Istri saya pada awalnya merasa sedikit sedih atas pilihan yang saya ambil ini, tapi kemudian dengan diskusi, menjelaskan semuanya dengannya, akhirnya istri saya pun dapat menerimanya dengan ikhlas. Malah memberi saya semangat untuk ikhlas dan bersabar kemudian semangat untuk melanjutkan rancangan kegiatan yang sudah disusun sebelum datangnya tawaran itu.

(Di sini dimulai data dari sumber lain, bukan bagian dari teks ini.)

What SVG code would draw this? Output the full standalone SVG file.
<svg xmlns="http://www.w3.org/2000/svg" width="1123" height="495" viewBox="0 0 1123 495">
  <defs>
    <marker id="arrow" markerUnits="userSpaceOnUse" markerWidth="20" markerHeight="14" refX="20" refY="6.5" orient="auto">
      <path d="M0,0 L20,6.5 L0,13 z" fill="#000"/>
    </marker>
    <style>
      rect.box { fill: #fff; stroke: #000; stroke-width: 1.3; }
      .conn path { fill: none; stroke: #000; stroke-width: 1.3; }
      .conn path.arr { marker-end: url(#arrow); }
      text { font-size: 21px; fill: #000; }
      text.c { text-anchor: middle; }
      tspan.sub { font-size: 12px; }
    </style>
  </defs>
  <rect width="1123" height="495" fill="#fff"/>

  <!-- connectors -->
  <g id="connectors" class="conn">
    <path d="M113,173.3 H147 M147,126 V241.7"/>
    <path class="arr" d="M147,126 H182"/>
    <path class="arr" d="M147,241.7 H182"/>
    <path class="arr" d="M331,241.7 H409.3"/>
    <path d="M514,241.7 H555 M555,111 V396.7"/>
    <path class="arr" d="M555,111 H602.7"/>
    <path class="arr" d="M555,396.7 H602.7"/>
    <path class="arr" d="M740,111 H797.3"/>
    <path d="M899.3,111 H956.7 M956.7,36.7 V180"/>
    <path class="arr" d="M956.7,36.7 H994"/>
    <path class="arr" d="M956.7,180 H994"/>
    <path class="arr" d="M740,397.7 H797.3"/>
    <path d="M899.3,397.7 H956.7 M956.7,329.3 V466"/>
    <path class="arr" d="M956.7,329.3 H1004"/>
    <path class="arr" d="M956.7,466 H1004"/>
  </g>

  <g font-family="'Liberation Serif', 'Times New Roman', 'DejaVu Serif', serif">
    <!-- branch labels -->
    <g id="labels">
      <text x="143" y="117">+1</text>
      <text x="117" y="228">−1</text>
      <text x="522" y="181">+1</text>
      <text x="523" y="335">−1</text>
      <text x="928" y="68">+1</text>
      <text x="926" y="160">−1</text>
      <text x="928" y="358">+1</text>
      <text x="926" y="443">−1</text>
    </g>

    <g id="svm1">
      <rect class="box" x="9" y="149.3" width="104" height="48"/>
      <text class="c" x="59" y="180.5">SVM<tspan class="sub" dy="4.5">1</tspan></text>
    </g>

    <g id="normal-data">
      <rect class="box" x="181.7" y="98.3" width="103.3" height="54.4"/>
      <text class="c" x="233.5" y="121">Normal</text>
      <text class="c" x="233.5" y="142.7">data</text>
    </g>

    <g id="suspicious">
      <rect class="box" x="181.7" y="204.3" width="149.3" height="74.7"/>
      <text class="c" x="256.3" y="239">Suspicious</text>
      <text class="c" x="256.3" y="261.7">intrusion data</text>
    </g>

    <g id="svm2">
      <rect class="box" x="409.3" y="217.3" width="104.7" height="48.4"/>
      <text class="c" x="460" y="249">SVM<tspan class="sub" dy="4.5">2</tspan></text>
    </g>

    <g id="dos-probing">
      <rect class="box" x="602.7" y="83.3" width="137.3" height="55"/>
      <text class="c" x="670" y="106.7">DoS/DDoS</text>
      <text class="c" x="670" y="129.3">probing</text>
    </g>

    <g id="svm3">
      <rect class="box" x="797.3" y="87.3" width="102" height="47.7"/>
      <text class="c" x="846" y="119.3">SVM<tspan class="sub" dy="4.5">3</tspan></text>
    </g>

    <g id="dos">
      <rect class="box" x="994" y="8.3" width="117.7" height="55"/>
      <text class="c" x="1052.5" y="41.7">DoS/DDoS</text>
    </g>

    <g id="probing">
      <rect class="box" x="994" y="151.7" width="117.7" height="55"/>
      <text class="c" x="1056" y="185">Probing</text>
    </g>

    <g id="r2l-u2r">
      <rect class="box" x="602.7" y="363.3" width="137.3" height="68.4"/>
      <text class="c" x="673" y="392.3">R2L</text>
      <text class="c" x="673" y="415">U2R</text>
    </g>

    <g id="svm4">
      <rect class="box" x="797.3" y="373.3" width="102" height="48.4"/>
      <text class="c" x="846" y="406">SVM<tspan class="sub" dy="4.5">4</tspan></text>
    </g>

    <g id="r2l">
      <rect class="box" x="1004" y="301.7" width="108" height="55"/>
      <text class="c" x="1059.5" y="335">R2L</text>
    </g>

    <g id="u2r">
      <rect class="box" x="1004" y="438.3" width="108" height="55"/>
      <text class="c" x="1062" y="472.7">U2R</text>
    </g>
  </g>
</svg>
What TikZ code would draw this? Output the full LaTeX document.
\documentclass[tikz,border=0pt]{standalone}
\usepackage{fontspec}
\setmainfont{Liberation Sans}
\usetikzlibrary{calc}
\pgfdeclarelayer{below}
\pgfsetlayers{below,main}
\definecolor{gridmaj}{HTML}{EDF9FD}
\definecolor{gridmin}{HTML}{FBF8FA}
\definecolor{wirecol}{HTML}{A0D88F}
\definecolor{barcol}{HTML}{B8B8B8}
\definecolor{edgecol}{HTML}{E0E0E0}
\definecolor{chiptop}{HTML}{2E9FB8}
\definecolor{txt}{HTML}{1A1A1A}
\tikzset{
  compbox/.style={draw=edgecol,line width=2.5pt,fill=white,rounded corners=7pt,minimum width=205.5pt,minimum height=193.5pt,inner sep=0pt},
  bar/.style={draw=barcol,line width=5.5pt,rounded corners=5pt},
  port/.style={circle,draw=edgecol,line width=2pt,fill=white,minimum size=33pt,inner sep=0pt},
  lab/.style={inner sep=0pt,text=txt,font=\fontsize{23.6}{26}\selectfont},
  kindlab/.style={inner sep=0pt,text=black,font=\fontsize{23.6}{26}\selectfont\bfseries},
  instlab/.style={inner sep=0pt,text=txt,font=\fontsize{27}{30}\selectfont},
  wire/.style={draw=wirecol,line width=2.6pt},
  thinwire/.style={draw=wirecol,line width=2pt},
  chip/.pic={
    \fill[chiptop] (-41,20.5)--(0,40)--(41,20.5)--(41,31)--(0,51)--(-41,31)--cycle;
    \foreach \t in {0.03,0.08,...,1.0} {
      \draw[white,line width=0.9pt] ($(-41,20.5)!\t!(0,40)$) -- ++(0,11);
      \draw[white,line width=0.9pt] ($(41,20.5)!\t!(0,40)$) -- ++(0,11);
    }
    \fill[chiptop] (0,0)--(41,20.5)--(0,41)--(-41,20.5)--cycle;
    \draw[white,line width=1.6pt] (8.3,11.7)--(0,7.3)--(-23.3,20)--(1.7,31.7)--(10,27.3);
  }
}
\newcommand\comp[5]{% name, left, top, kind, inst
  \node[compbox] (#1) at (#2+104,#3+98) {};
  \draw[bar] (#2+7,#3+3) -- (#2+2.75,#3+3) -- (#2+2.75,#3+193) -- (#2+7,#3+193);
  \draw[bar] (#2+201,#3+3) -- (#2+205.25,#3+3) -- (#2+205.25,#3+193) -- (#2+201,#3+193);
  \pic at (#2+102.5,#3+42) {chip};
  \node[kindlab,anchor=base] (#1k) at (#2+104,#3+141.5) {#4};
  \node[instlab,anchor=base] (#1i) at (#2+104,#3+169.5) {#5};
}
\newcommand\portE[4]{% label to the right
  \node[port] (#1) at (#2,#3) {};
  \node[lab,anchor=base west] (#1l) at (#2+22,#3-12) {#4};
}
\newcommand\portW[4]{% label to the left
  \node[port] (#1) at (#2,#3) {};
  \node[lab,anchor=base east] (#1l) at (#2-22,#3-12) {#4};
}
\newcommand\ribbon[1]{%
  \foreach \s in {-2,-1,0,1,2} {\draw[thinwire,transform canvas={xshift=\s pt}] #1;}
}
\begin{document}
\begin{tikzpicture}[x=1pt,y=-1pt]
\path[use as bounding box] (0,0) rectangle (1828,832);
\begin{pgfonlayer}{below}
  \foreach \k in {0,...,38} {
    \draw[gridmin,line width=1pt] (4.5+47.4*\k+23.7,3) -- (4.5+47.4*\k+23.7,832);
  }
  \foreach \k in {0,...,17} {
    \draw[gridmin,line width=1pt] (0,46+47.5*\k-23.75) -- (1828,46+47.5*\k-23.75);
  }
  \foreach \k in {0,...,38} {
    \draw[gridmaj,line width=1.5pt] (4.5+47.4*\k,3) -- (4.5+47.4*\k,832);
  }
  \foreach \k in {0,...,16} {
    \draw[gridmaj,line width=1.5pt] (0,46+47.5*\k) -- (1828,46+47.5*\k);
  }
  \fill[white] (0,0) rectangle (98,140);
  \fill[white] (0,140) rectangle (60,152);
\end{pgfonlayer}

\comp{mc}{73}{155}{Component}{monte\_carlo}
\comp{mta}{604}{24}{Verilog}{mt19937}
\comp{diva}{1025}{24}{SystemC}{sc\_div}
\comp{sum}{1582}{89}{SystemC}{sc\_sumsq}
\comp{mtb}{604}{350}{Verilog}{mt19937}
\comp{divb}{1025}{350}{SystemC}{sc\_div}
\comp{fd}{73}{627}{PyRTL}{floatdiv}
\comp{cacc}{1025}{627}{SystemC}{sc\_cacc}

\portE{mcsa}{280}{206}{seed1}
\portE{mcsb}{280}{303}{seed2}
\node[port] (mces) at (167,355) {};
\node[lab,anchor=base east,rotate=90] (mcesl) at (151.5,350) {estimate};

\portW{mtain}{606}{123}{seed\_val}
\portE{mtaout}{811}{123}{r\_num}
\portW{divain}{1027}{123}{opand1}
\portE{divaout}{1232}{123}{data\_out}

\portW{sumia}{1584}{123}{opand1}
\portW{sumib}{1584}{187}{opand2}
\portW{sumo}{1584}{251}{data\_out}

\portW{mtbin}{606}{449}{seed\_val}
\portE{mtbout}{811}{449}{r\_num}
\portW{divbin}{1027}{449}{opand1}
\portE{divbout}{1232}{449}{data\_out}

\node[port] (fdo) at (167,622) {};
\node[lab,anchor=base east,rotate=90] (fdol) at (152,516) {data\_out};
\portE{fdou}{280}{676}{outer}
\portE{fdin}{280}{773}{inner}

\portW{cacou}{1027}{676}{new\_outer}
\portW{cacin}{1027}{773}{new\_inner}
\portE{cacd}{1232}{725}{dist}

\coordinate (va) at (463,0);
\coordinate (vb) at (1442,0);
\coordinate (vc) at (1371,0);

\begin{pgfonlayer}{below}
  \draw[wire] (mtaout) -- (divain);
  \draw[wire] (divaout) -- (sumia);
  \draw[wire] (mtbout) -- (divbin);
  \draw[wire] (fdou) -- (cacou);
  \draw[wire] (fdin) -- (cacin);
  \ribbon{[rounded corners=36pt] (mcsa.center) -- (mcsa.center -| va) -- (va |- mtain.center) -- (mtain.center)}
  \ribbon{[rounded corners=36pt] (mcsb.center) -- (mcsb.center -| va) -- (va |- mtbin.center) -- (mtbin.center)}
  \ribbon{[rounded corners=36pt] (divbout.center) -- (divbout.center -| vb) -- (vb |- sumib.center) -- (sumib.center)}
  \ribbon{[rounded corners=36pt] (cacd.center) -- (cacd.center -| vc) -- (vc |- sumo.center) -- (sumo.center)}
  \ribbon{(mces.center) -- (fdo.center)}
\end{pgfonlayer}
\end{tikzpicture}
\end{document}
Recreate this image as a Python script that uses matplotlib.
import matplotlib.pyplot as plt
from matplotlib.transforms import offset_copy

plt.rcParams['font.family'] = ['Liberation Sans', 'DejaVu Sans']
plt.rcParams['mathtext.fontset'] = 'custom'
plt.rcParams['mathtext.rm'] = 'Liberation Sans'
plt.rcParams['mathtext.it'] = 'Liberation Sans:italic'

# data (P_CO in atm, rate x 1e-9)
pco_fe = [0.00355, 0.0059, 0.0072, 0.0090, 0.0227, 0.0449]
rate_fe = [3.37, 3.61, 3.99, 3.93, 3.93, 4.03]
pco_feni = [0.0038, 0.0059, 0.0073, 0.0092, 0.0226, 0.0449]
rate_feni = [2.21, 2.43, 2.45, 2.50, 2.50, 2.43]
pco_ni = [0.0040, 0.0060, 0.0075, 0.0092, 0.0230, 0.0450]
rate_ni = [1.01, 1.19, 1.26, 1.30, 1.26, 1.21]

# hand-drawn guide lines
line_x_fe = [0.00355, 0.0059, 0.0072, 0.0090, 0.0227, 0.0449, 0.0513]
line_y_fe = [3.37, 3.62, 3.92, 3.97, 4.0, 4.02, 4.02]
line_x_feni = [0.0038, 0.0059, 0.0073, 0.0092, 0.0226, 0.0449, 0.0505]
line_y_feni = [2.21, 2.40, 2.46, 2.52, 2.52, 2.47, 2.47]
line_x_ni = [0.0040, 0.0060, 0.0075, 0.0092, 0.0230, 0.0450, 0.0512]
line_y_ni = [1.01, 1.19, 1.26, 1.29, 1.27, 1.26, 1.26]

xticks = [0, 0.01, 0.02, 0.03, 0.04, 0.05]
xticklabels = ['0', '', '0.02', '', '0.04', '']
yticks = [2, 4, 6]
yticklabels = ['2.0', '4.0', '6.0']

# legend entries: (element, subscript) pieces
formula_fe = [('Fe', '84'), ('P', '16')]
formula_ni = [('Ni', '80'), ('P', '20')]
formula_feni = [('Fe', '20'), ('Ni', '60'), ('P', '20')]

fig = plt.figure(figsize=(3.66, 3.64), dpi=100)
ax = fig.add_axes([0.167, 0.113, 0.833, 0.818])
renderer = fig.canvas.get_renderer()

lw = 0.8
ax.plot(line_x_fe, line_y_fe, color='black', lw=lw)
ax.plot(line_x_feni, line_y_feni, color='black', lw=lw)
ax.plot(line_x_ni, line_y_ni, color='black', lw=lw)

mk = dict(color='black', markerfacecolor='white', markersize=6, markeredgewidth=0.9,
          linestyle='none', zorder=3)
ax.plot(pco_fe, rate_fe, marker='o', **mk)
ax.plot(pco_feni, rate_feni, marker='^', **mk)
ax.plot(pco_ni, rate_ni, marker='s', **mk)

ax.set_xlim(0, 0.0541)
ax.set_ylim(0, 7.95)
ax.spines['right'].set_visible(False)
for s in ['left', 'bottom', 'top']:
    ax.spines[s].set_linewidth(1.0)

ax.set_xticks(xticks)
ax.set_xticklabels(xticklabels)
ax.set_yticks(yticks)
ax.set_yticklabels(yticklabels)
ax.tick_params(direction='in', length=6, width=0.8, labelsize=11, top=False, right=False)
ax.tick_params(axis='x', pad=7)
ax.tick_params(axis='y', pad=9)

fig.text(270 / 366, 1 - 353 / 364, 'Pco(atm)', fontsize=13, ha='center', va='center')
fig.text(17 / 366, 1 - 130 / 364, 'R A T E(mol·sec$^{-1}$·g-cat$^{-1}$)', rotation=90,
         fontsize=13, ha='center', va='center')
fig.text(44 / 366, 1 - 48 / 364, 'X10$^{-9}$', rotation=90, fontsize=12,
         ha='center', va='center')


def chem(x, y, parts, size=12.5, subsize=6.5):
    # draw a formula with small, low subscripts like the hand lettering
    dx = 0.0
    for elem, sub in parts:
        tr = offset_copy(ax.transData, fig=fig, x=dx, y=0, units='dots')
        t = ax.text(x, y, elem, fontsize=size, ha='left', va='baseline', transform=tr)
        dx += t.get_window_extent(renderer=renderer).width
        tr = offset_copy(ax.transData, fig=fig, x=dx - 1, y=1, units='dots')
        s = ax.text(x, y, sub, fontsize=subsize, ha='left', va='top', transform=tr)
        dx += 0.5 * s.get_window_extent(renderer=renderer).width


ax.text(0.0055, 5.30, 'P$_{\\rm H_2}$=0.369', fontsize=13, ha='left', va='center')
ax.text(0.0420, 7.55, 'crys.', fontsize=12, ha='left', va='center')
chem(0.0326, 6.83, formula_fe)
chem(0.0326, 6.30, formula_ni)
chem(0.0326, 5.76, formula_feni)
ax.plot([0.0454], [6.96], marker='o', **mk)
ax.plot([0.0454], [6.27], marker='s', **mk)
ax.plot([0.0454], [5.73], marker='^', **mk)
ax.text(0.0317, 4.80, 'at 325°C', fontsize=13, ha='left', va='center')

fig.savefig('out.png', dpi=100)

Mungkin ada yang berpikir bahwa pilihan yang saya ambil merupakan pilihan yang bodoh, pilihan yang salah. Mana mungkin kesempatan bisa datang dua kali. Belum tentu mereka akan menelepon saya kembali untuk menawarkan lagi ajakan tersebut di lain waktu.

Huft . . .

Berat memang. Tapi saya selalu percaya bahwa kesempatan itu bisa datang di lain waktu dengan model yang sama, atau bahkan model berbeda, bahkan lebih menarik lagi. Saya berusaha untuk positive thinking saja. Berat? Sudah pasti. Apalagi perjuangan yang saya mulai untuk mencoba merintis apa yang saya cintai ini cukup sulit. Allah tidak tidur. Allah akan memberi yang terbaik pada makhluknya. Bisa jadi apa yang saya ambil ini merupakan sesuatu yang terbaik menurut Allah, walaupun tidak menurut oranglain.

Sahabat, komitmen itu jauh lebih penting dibanding apapun. Komitmen adalah janji kita pada Allah. Bukan hanya pada sesama. Janji adalah hutang uang harus ditepati. Lebih baik kehilangan kesempatan disbanding kehilangan persahabatan, apalagi persahabatan yang mengingatkan kita melakukan kebaikan-kebaikan.

Miris rasanya ketika melihat yang terjadi sekarang-sekarang ini. Begitu banyak janji yang diumbar, orang percaya. Tapi pada kenyataannya tidak dijalankan. Padahal hutang adalah sesuatu yang akan ditagih di akhirat kelak.

Saya pernah mendengar ceramah Jum’at ketika masih bersekolah dulu, “kalo naik angkot ya harus bayar, punya utang ya bayar, jangan karena ga diminta jadi ga dibayar. Kalau sampai kita meninggal itu ga sempet dibayar, nanti di akhirat ditagih. Gimana kalau yang kita utangin ga ikhlas? Dosa, bisa lama masuk surganya” . Wallahualam. Jadi ngeri diri ini, hiks hiks.

Semoga kita semua termasuk dalam golongan orang-orang yang ketika sudah berkomitmen, kemudian dapat memegang teguh janji komitmennya tersebut ya sahabat. Huehehe.